Our staff member does a dig, then waits a day making sure that the TTL reaches 0 and our
resolvers *should* lookup the latest information. But somewhere it is caching old NS records.
So for supre.com.au, it has already been delegated away to hyperservers.com.au and
cpanelhost.net.au as shown below:
Thinking about this further, if the TTL becomes -1, shouldn't it consider that cache entry stale and
look it up again? I mean, is there any reason for entries to be in the cache forever?
The domain is still hosted on nextgen.net, with the old zone contents,
including the old NS RRset.
No, it should be as follows:
======
$ dig +trace supre.com.au
<snip>
com.au. 259200 IN NS udns2.ausregistry.net.au.
com.au. 259200 IN NS udns3.ausregistry.net.au.
com.au. 259200 IN NS udns4.ausregistry.net.au.
;; Received 429 bytes from 2001:dc0:2001:a:4608::59#53(A1.AUDNS.NET.au) in 689 ms
supre.com.au. 14400 IN NS ns1.hyperservers.com.au.
supre.com.au. 14400 IN NS ns2.hyperservers.com.au.
supre.com.au. 14400 IN NS ns1.cpanelhost.net.au.
supre.com.au. 14400 IN NS ns2.cpanelhost.net.au.
;; Received 162 bytes from 211.29.133.32#53(audns.optus.net) in 3 ms
Yes, but if you ask the nextgen.net servers due to the existing cache
contents, you keep getting the information that the nextgen.net
servers are still authoritative, so it's not necessary to ask the
com.au servers for fresh data.
I don't know the industry consensus regarding appropriate resolver
here. Re-validating glue has obvious pros (it would help in your
scenario), but also cons (more load on large, delegation-centric
zones).
That's a classic problem - the cached NS records get refreshed when the
cached A records expire & get re-fetched from the cached (old)

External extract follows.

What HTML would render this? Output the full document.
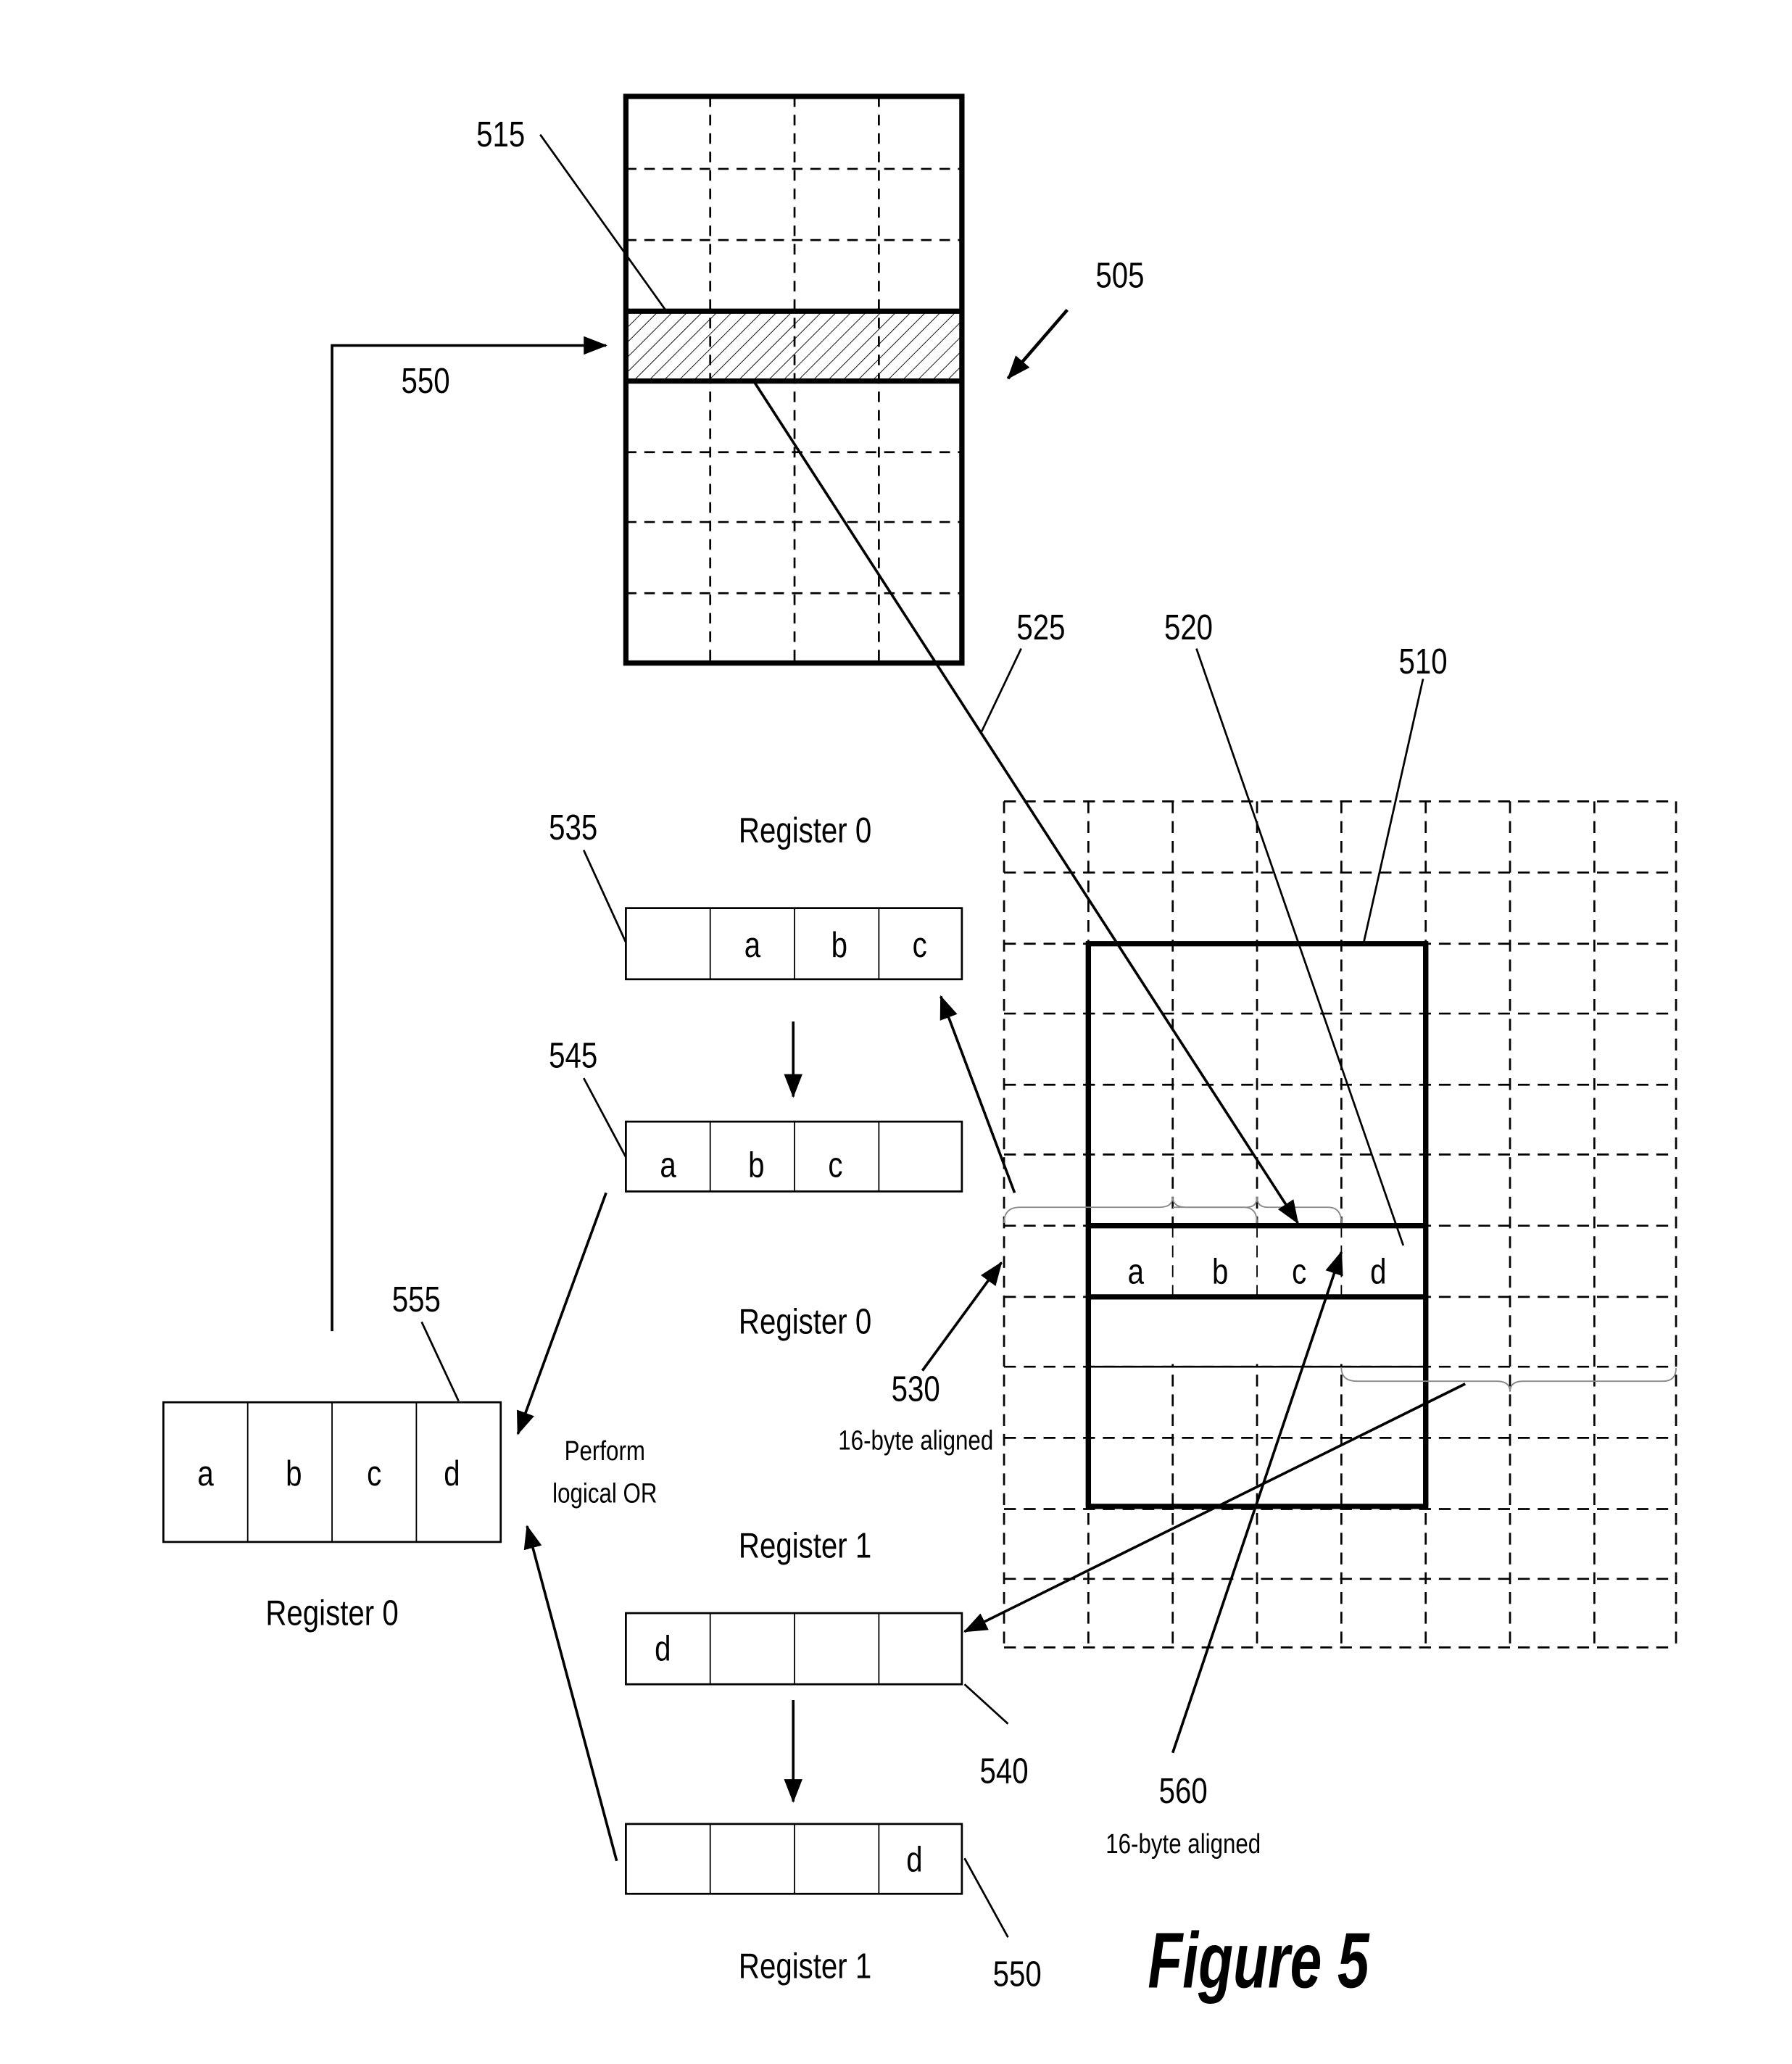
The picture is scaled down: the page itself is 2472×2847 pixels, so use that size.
<!DOCTYPE html>
<html><head><meta charset="utf-8"><style>
html,body{margin:0;padding:0;background:#fff}
svg{display:block}
text{font-family:"Liberation Sans",sans-serif;fill:#000;transform-box:fill-box;transform-origin:center;transform:scaleX(0.82)}
text.fig{transform:scaleX(0.72)}
</style></head><body>
<svg width="2472" height="2847" viewBox="0 0 1360 1566" xmlns="http://www.w3.org/2000/svg">
<defs>
<marker id="ahb" markerWidth="18" markerHeight="14" refX="17" refY="7" orient="auto" markerUnits="userSpaceOnUse">
<path d="M0,0 L18,7 L0,14 z" fill="#000"/></marker>
<pattern id="hatch" width="8" height="8" patternUnits="userSpaceOnUse" patternTransform="rotate(45)">
<line x1="0" y1="0" x2="0" y2="8" stroke="#000" stroke-width="1"/></pattern>
</defs>
<g stroke="#000" fill="none">
<rect x="475" y="236" width="255" height="53" fill="url(#hatch)" stroke="none"/>
<g stroke-dasharray="8,6" stroke-width="1.5">
<line x1="539" y1="73" x2="539" y2="503"/><line x1="603" y1="73" x2="603" y2="503"/><line x1="667" y1="73" x2="667" y2="503"/>
<line x1="475" y1="128" x2="730" y2="128"/><line x1="475" y1="182" x2="730" y2="182"/>
<line x1="475" y1="343" x2="730" y2="343"/><line x1="475" y1="396" x2="730" y2="396"/><line x1="475" y1="450" x2="730" y2="450"/>
</g>
<rect x="475" y="73" width="255" height="430" stroke-width="4"/>
<line x1="475" y1="236" x2="730" y2="236" stroke-width="4"/>
<line x1="475" y1="289" x2="730" y2="289" stroke-width="4"/>
<line x1="410" y1="102" x2="505" y2="235" stroke-width="1.5"/>
<line x1="810" y1="235" x2="765" y2="287" stroke-width="2.5" marker-end="url(#ahb)"/>
<polyline points="252,1010 252,262 460,262" stroke-width="2" marker-end="url(#ahb)"/>
<g stroke-dasharray="9,6" stroke-width="1.5">
<line x1="762" y1="608" x2="762" y2="1250"/><line x1="826" y1="608" x2="826" y2="1250"/><line x1="890" y1="608" x2="890" y2="1250"/><line x1="954" y1="608" x2="954" y2="1250"/><line x1="1018" y1="608" x2="1018" y2="1250"/><line x1="1082" y1="608" x2="1082" y2="1250"/><line x1="1146" y1="608" x2="1146" y2="1250"/><line x1="1210" y1="608" x2="1210" y2="1250"/><line x1="1272" y1="608" x2="1272" y2="1250"/>
<line x1="762" y1="608" x2="1272" y2="608"/><line x1="762" y1="662" x2="1272" y2="662"/><line x1="762" y1="716" x2="1272" y2="716"/><line x1="762" y1="769" x2="1272" y2="769"/><line x1="762" y1="823" x2="1272" y2="823"/><line x1="762" y1="876" x2="1272" y2="876"/><line x1="762" y1="930" x2="1272" y2="930"/><line x1="762" y1="984" x2="1272" y2="984"/><line x1="762" y1="1037" x2="1272" y2="1037"/><line x1="762" y1="1091" x2="1272" y2="1091"/><line x1="762" y1="1145" x2="1272" y2="1145"/><line x1="762" y1="1198" x2="1272" y2="1198"/><line x1="762" y1="1250" x2="1272" y2="1250"/>
</g>
<rect x="826" y="716" width="256" height="427" stroke-width="4" fill="none"/>
<rect x="826" y="930" width="256" height="54" fill="#fff" stroke="none"/>
<line x1="890" y1="930" x2="890" y2="984" stroke-width="1" stroke-dasharray="9,6"/>
<line x1="954" y1="930" x2="954" y2="984" stroke-width="1" stroke-dasharray="9,6"/>
<line x1="1018" y1="930" x2="1018" y2="984" stroke-width="1" stroke-dasharray="9,6"/>
<line x1="826" y1="930" x2="1082" y2="930" stroke-width="4"/>
<line x1="826" y1="984" x2="1082" y2="984" stroke-width="4"/>
<rect x="827" y="986" width="254" height="49" fill="#fff" stroke="none"/>
<line x1="826" y1="1037" x2="1082" y2="1037" stroke-width="1.5"/>
<line x1="826" y1="716" x2="826" y2="1143" stroke-width="4"/>
<line x1="1082" y1="716" x2="1082" y2="1143" stroke-width="4"/>
<path d="M762,928 q0,-12 12,-12 L880,916 q10,0 10,-8 q0,8 10,8 L944,916 q10,0 10,12" stroke-width="1" stroke="#888"/>
<path d="M890,916 L946,916 q8,0 8,-8 q0,8 8,8 L1008,916 q10,0 10,12" stroke-width="1" stroke="#888"/>
<path d="M1018,1038 q0,10 12,10 L1136,1048 q10,0 10,8 q0,-8 10,-8 L1262,1048 q10,0 10,-10" stroke-width="1" stroke="#888"/>
<line x1="572" y1="289" x2="985" y2="928" stroke-width="2" marker-end="url(#ahb)"/>
<line x1="775" y1="492" x2="745" y2="555" stroke-width="1.5"/>
<line x1="908" y1="492" x2="1065" y2="945" stroke-width="1.5"/>
<line x1="1080" y1="515" x2="1035" y2="715" stroke-width="1.5"/>
<rect x="475" y="689" width="255" height="54" stroke-width="1.5"/>
<line x1="539" y1="689" x2="539" y2="743"/><line x1="603" y1="689" x2="603" y2="743"/><line x1="667" y1="689" x2="667" y2="743"/>
<rect x="475" y="851" width="255" height="53" stroke-width="1.5"/>
<line x1="539" y1="851" x2="539" y2="904"/><line x1="603" y1="851" x2="603" y2="904"/><line x1="667" y1="851" x2="667" y2="904"/>
<rect x="475" y="1224" width="255" height="54" stroke-width="1.5"/>
<line x1="539" y1="1224" x2="539" y2="1278"/><line x1="603" y1="1224" x2="603" y2="1278"/><line x1="667" y1="1224" x2="667" y2="1278"/>
<rect x="475" y="1384" width="255" height="53" stroke-width="1.5"/>
<line x1="539" y1="1384" x2="539" y2="1437"/><line x1="603" y1="1384" x2="603" y2="1437"/><line x1="667" y1="1384" x2="667" y2="1437"/>
<rect x="124" y="1064" width="256" height="106" stroke-width="1.5"/>
<line x1="188" y1="1064" x2="188" y2="1170"/><line x1="252" y1="1064" x2="252" y2="1170"/><line x1="316" y1="1064" x2="316" y2="1170"/>
<line x1="443" y1="645" x2="475" y2="715" stroke-width="1.5"/>
<line x1="443" y1="818" x2="475" y2="878" stroke-width="1.5"/>
<line x1="320" y1="1003" x2="348" y2="1063" stroke-width="1.5"/>
<line x1="732" y1="1278" x2="765" y2="1308" stroke-width="1.5"/>
<line x1="732" y1="1410" x2="765" y2="1470" stroke-width="1.5"/>
<line x1="602" y1="775" x2="602" y2="832" stroke-width="2" marker-end="url(#ahb)"/>
<line x1="602" y1="1290" x2="602" y2="1367" stroke-width="2" marker-end="url(#ahb)"/>
<line x1="460" y1="905" x2="393" y2="1088" stroke-width="2" marker-end="url(#ahb)"/>
<line x1="468" y1="1412" x2="400" y2="1158" stroke-width="2" marker-end="url(#ahb)"/>
<line x1="700" y1="1040" x2="760" y2="958" stroke-width="2" marker-end="url(#ahb)"/>
<line x1="770" y1="905" x2="714" y2="756" stroke-width="2" marker-end="url(#ahb)"/>
<line x1="1112" y1="1050" x2="732" y2="1238" stroke-width="2" marker-end="url(#ahb)"/>
<line x1="890" y1="1330" x2="1018" y2="950" stroke-width="2" marker-end="url(#ahb)"/>
</g>
<g font-size="27" text-anchor="middle">
<text x="380" y="111">515</text>
<text x="850" y="218">505</text>
<text x="323" y="298">550</text>
<text x="790" y="485">525</text>
<text x="902" y="485">520</text>
<text x="1080" y="511">510</text>
<text x="435" y="637">535</text>
<text x="435" y="810">545</text>
<text x="316" y="995">555</text>
<text x="695" y="1063">530</text>
<text x="762" y="1353">540</text>
<text x="898" y="1368">560</text>
<text x="772" y="1507">550</text>
<text x="611" y="639">Register 0</text>
<text x="611" y="1012">Register 0</text>
<text x="252" y="1233">Register 0</text>
<text x="611" y="1182">Register 1</text>
<text x="611" y="1501">Register 1</text>
<text x="571" y="726">a</text><text x="637" y="726">b</text><text x="698" y="726">c</text>
<text x="507" y="893">a</text><text x="574" y="893">b</text><text x="634" y="893">c</text>
<text x="503" y="1260">d</text>
<text x="694" y="1420">d</text>
<text x="156" y="1127">a</text><text x="223" y="1127">b</text><text x="284" y="1127">c</text><text x="343" y="1127">d</text>
<text x="862" y="974">a</text><text x="926" y="974">b</text><text x="986" y="974">c</text><text x="1046" y="974">d</text>
</g>
<g font-size="21" text-anchor="middle">
<text x="459" y="1108">Perform</text>
<text x="459" y="1140">logical OR</text>
<text x="695" y="1100">16-byte aligned</text>
<text x="898" y="1406">16-byte aligned</text>
</g>
<text class="fig" x="955" y="1508" font-size="60" font-weight="bold" font-style="italic" text-anchor="middle">Figure 5</text>
</svg>
</body></html>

nameservers, and as long as the old nameservers answer authoritatively,
they'll never get removed from your caching resolvers. The only
workaround we found for this behaviour is simply to restart the caches
every morning. This happened with djb's dnscache & BIND, with unbound we
simply assumed it was the same, which your case seems to acknowledge.
This is a bug and should not happen, actually -1 is a misnomer, I mean a miscalculation with a too large TTL as the result, fairly rare though it hits DNS resolvers from time to time. If this really happens, you can spot it with the unbound-control dump_cache statement - with insanely large values for the domain in question (either RR or msg).
Unbound does not lock-on to old NS servers even if they keep serving the old zone. After the NS record times out it should get the delegation again and use that until it expires. This can mean that if it fetches an NS record that holds for 24h, and at the end of that fetches the A record that holds for 24h, that 48h after the redelegation the A record is still the old one. This is a worst case scenario with the refetch of NS happening at the last time the old NS is available and the A getting refetched just before the bad NS record expires. After that the TTLs expire and the new data is used.
The phrase 'all the others do not have the problem please reload your cache' might have been used with all the other isps too No, with unbound newer it is probably more likely to be different in any case.
From your data they waited for one day. Could it be this that triggered the complaint? Different way of keeping the cache and the old servers still serving the old zone, turns the TTL until the new data is displayed larger than the one day they expected? (or did they expect even faster convergence, even though they used a 24h TTL?)
"they waited for one day" referred to one of our staff members who was
handling the report. Our staff member did a dig, waited 24 hours and did the
same dig against the same resolvers and still received incorrect information.
It's almost as if unbound was still caching the old delegation.